[AIM OF THE EXERCISE] Pictures aside, quote the whole listing exactly.

[COLLECTED DATA]
* Start *

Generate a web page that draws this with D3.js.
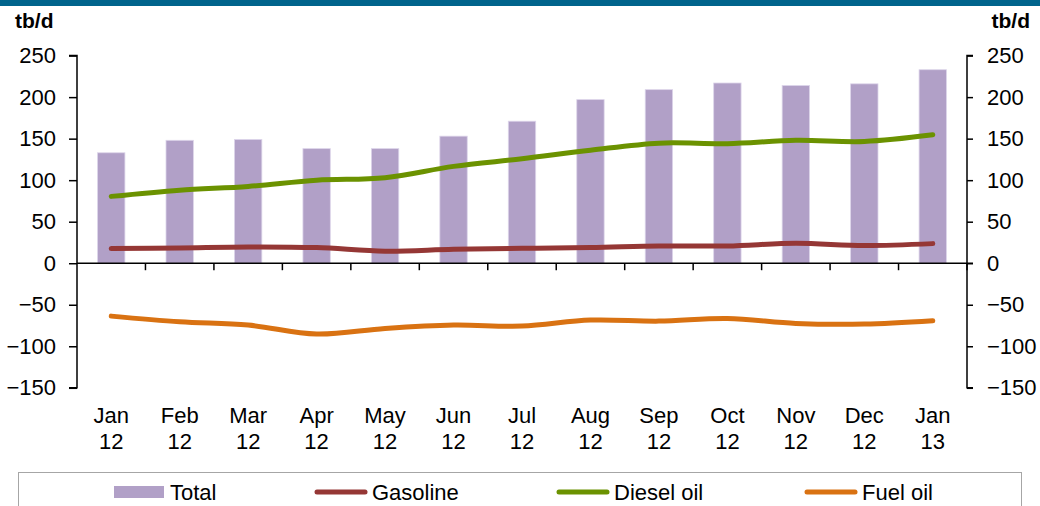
<!DOCTYPE html>
<html>
<head>
<meta charset="utf-8">
<script src="https://cdn.jsdelivr.net/npm/d3@7"></script>
<style>
  html, body { margin: 0; padding: 0; background: #fff; }
  svg { display: block; font-family: "Liberation Sans", Arial, sans-serif; }
</style>
</head>
<body>
<svg id="chart" width="1040" height="506"></svg>
<script>
const months = ["Jan", "Feb", "Mar", "Apr", "May", "Jun", "Jul", "Aug", "Sep", "Oct", "Nov", "Dec", "Jan"];
const years  = ["12", "12", "12", "12", "12", "12", "12", "12", "12", "12", "12", "12", "13"];
const total    = [133, 148, 149, 138, 138, 153, 171, 197, 209, 217, 214, 216, 233];
const gasoline = [17.6, 18.4, 19.6, 18.8, 14.4, 16.8, 18, 18.8, 20.8, 20.8, 24, 21.2, 23.6];
const diesel   = [80.5, 88, 92.5, 100, 103, 116.6, 125.8, 136, 144.6, 144, 148, 146.6, 154.6];
const fuelOil  = [-63.7, -70.5, -74.5, -85.3, -78.5, -74.5, -75.7, -68.5, -69.7, -66.5, -72.5, -73.3, -69.3];
const yTicks = [250, 200, 150, 100, 50, 0, -50, -100, -150];
const seriesNames = ["Total", "Gasoline", "Diesel oil", "Fuel oil"];
const colors = { total: "#b1a0c7", gasoline: "#953735", diesel: "#6b9200", fuel: "#d97212" };

const svg = d3.select("#chart");
const left = 77, right = 967;
const idx = months.map((m, i) => i);

const x = d3.scaleBand().domain(idx).range([left, right]).paddingInner(0.6).paddingOuter(0.3);
const xb = d3.scaleBand().domain(idx).range([left, right]);
const y = d3.scaleLinear().domain([-150, 250]).range([387.8, 55.6]);

// top title band
svg.append("rect").attr("x", 0).attr("y", 0).attr("width", 1040).attr("height", 6).attr("fill", "#00648c");

// bars
svg.append("g").selectAll("rect").data(total).join("rect")
  .attr("x", (d, i) => x(i))
  .attr("width", x.bandwidth())
  .attr("y", d => y(d))
  .attr("height", d => y(0) - y(d))
  .attr("fill", colors.total)
  .attr("stroke", "#ddd5ea").attr("stroke-width", 0.8);

// axes
const fontSize = 22;
const yl = svg.append("g").attr("transform", `translate(${left},0)`)
  .call(d3.axisLeft(y).tickValues(yTicks).tickSize(8).tickPadding(13).tickFormat(d3.format("d")));
const yr = svg.append("g").attr("transform", `translate(${right},0)`)
  .call(d3.axisRight(y).tickValues(yTicks).tickSize(6).tickPadding(14).tickFormat(d3.format("d")));
[yl, yr].forEach(g => {
  g.select(".domain").attr("stroke", "#000").attr("stroke-width", 1.5);
  g.selectAll(".tick line").attr("stroke", "#000").attr("stroke-width", 1.5);
  g.selectAll(".tick text").attr("font-size", fontSize).attr("fill", "#000")
    .attr("font-family", "Liberation Sans, Arial, sans-serif");
});
yr.select(".domain").attr("d", `M6,${y(250)}H0V${y(-150)}H6`);
yl.select(".domain").attr("d", `M-8,${y(250)}H0V${y(-150)}H-8`);

// x axis at zero
const xa = svg.append("g").attr("transform", `translate(0,${y(0)})`);
xa.append("line").attr("x1", left).attr("x2", right + 6).attr("stroke", "#000").attr("stroke-width", 1.5);
xa.selectAll("line.tk").data(idx.slice(1).concat([13])).join("line").attr("class", "tk")
  .attr("x1", i => i < 13 ? xb(i) : right).attr("x2", i => i < 13 ? xb(i) : right)
  .attr("y1", 0).attr("y2", 7).attr("stroke", "#000").attr("stroke-width", 1.5);

// x labels
const xl = svg.append("g");
xl.selectAll("text.m").data(months).join("text").attr("class", "m")
  .attr("x", (d, i) => xb(i) + xb.bandwidth() / 2).attr("y", 423)
  .attr("text-anchor", "middle").attr("font-size", fontSize).text(d => d);
xl.selectAll("text.yy").data(years).join("text").attr("class", "yy")
  .attr("x", (d, i) => xb(i) + xb.bandwidth() / 2).attr("y", 449)
  .attr("text-anchor", "middle").attr("font-size", fontSize).text(d => d);

// lines
const line = d3.line().x((d, i) => xb(i) + xb.bandwidth() / 2).y(d => y(d)).curve(d3.curveCatmullRom.alpha(0.5));
[[gasoline, colors.gasoline], [diesel, colors.diesel], [fuelOil, colors.fuel]].forEach(([data, c]) => {
  svg.append("path").datum(data).attr("d", line).attr("fill", "none")
    .attr("stroke", c).attr("stroke-width", 5).attr("stroke-linecap", "round").attr("stroke-linejoin", "round");
});

// unit labels
svg.append("text").attr("x", 15).attr("y", 28).attr("font-size", 21).attr("font-weight", "bold").text("tb/d");
svg.append("text").attr("x", 1030).attr("y", 28).attr("text-anchor", "end").attr("font-size", 21).attr("font-weight", "bold").text("tb/d");

// legend
svg.append("rect").attr("x", 18.5).attr("y", 472.5).attr("width", 1003).attr("height", 60)
  .attr("fill", "#fff").attr("stroke", "#a6a6a6").attr("stroke-width", 1);
const lg = svg.append("g");
const legX = [114, 314, 556, 804];
const legKeys = ["total", "gasoline", "diesel", "fuel"];
seriesNames.forEach((name, i) => {
  const x0 = legX[i];
  if (i === 0) {
    lg.append("rect").attr("x", x0).attr("y", 486).attr("width", 50).attr("height", 12).attr("fill", colors.total);
  } else {
    lg.append("line").attr("x1", x0 + 3).attr("x2", x0 + 51).attr("y1", 492).attr("y2", 492)
      .attr("stroke", colors[legKeys[i]]).attr("stroke-width", 5).attr("stroke-linecap", "round");
  }
  lg.append("text").attr("x", x0 + (i === 0 ? 56 : 58)).attr("y", 500).attr("font-size", fontSize).text(name);
});
</script>
</body>
</html>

* End *

[SOLVED PROBLEM]
Generate a web page that draws this with D3.js.
<!DOCTYPE html>
<html>
<head>
<meta charset="utf-8">
<script src="https://cdn.jsdelivr.net/npm/d3@7"></script>
<style>
  html, body { margin: 0; padding: 0; background: #fff; }
  svg { display: block; font-family: "Liberation Sans", Arial, sans-serif; }
</style>
</head>
<body>
<svg id="chart" width="1040" height="506"></svg>
<script>
const months = ["Jan", "Feb", "Mar", "Apr", "May", "Jun", "Jul", "Aug", "Sep", "Oct", "Nov", "Dec", "Jan"];
const years  = ["12", "12", "12", "12", "12", "12", "12", "12", "12", "12", "12", "12", "13"];
const total    = [133, 148, 149, 138, 138, 153, 171, 197, 209, 217, 214, 216, 233];
const gasoline = [17.6, 18.4, 19.6, 18.8, 14.4, 16.8, 18, 18.8, 20.8, 20.8, 24, 21.2, 23.6];
const diesel   = [80.5, 88, 92.5, 100, 103, 116.6, 125.8, 136, 144.6, 144, 148, 146.6, 154.6];
const fuelOil  = [-63.7, -70.5, -74.5, -85.3, -78.5, -74.5, -75.7, -68.5, -69.7, -66.5, -72.5, -73.3, -69.3];
const yTicks = [250, 200, 150, 100, 50, 0, -50, -100, -150];
const seriesNames = ["Total", "Gasoline", "Diesel oil", "Fuel oil"];
const colors = { total: "#b1a0c7", gasoline: "#953735", diesel: "#6b9200", fuel: "#d97212" };

const svg = d3.select("#chart");
const left = 77, right = 967;
const idx = months.map((m, i) => i);

const x = d3.scaleBand().domain(idx).range([left, right]).paddingInner(0.6).paddingOuter(0.3);
const xb = d3.scaleBand().domain(idx).range([left, right]);
const y = d3.scaleLinear().domain([-150, 250]).range([387.8, 55.6]);

// top title band
svg.append("rect").attr("x", 0).attr("y", 0).attr("width", 1040).attr("height", 6).attr("fill", "#00648c");

// bars
svg.append("g").selectAll("rect").data(total).join("rect")
  .attr("x", (d, i) => x(i))
  .attr("width", x.bandwidth())
  .attr("y", d => y(d))
  .attr("height", d => y(0) - y(d))
  .attr("fill", colors.total)
  .attr("stroke", "#ddd5ea").attr("stroke-width", 0.8);

// axes
const fontSize = 22;
const yl = svg.append("g").attr("transform", `translate(${left},0)`)
  .call(d3.axisLeft(y).tickValues(yTicks).tickSize(8).tickPadding(13).tickFormat(d3.format("d")));
const yr = svg.append("g").attr("transform", `translate(${right},0)`)
  .call(d3.axisRight(y).tickValues(yTicks).tickSize(6).tickPadding(14).tickFormat(d3.format("d")));
[yl, yr].forEach(g => {
  g.select(".domain").attr("stroke", "#000").attr("stroke-width", 1.5);
  g.selectAll(".tick line").attr("stroke", "#000").attr("stroke-width", 1.5);
  g.selectAll(".tick text").attr("font-size", fontSize).attr("fill", "#000")
    .attr("font-family", "Liberation Sans, Arial, sans-serif");
});
yr.select(".domain").attr("d", `M6,${y(250)}H0V${y(-150)}H6`);
yl.select(".domain").attr("d", `M-8,${y(250)}H0V${y(-150)}H-8`);

// x axis at zero
const xa = svg.append("g").attr("transform", `translate(0,${y(0)})`);
xa.append("line").attr("x1", left).attr("x2", right + 6).attr("stroke", "#000").attr("stroke-width", 1.5);
xa.selectAll("line.tk").data(idx.slice(1).concat([13])).join("line").attr("class", "tk")
  .attr("x1", i => i < 13 ? xb(i) : right).attr("x2", i => i < 13 ? xb(i) : right)
  .attr("y1", 0).attr("y2", 7).attr("stroke", "#000").attr("stroke-width", 1.5);

// x labels
const xl = svg.append("g");
xl.selectAll("text.m").data(months).join("text").attr("class", "m")
  .attr("x", (d, i) => xb(i) + xb.bandwidth() / 2).attr("y", 423)
  .attr("text-anchor", "middle").attr("font-size", fontSize).text(d => d);
xl.selectAll("text.yy").data(years).join("text").attr("class", "yy")
  .attr("x", (d, i) => xb(i) + xb.bandwidth() / 2).attr("y", 449)
  .attr("text-anchor", "middle").attr("font-size", fontSize).text(d => d);

// lines
const line = d3.line().x((d, i) => xb(i) + xb.bandwidth() / 2).y(d => y(d)).curve(d3.curveCatmullRom.alpha(0.5));
[[gasoline, colors.gasoline], [diesel, colors.diesel], [fuelOil, colors.fuel]].forEach(([data, c]) => {
  svg.append("path").datum(data).attr("d", line).attr("fill", "none")
    .attr("stroke", c).attr("stroke-width", 5).attr("stroke-linecap", "round").attr("stroke-linejoin", "round");
});

// unit labels
svg.append("text").attr("x", 15).attr("y", 28).attr("font-size", 21).attr("font-weight", "bold").text("tb/d");
svg.append("text").attr("x", 1030).attr("y", 28).attr("text-anchor", "end").attr("font-size", 21).attr("font-weight", "bold").text("tb/d");

// legend
svg.append("rect").attr("x", 18.5).attr("y", 472.5).attr("width", 1003).attr("height", 60)
  .attr("fill", "#fff").attr("stroke", "#a6a6a6").attr("stroke-width", 1);
const lg = svg.append("g");
const legX = [114, 314, 556, 804];
const legKeys = ["total", "gasoline", "diesel", "fuel"];
seriesNames.forEach((name, i) => {
  const x0 = legX[i];
  if (i === 0) {
    lg.append("rect").attr("x", x0).attr("y", 486).attr("width", 50).attr("height", 12).attr("fill", colors.total);
  } else {
    lg.append("line").attr("x1", x0 + 3).attr("x2", x0 + 51).attr("y1", 492).attr("y2", 492)
      .attr("stroke", colors[legKeys[i]]).attr("stroke-width", 5).attr("stroke-linecap", "round");
  }
  lg.append("text").attr("x", x0 + (i === 0 ? 56 : 58)).attr("y", 500).attr("font-size", fontSize).text(name);
});
</script>
</body>
</html>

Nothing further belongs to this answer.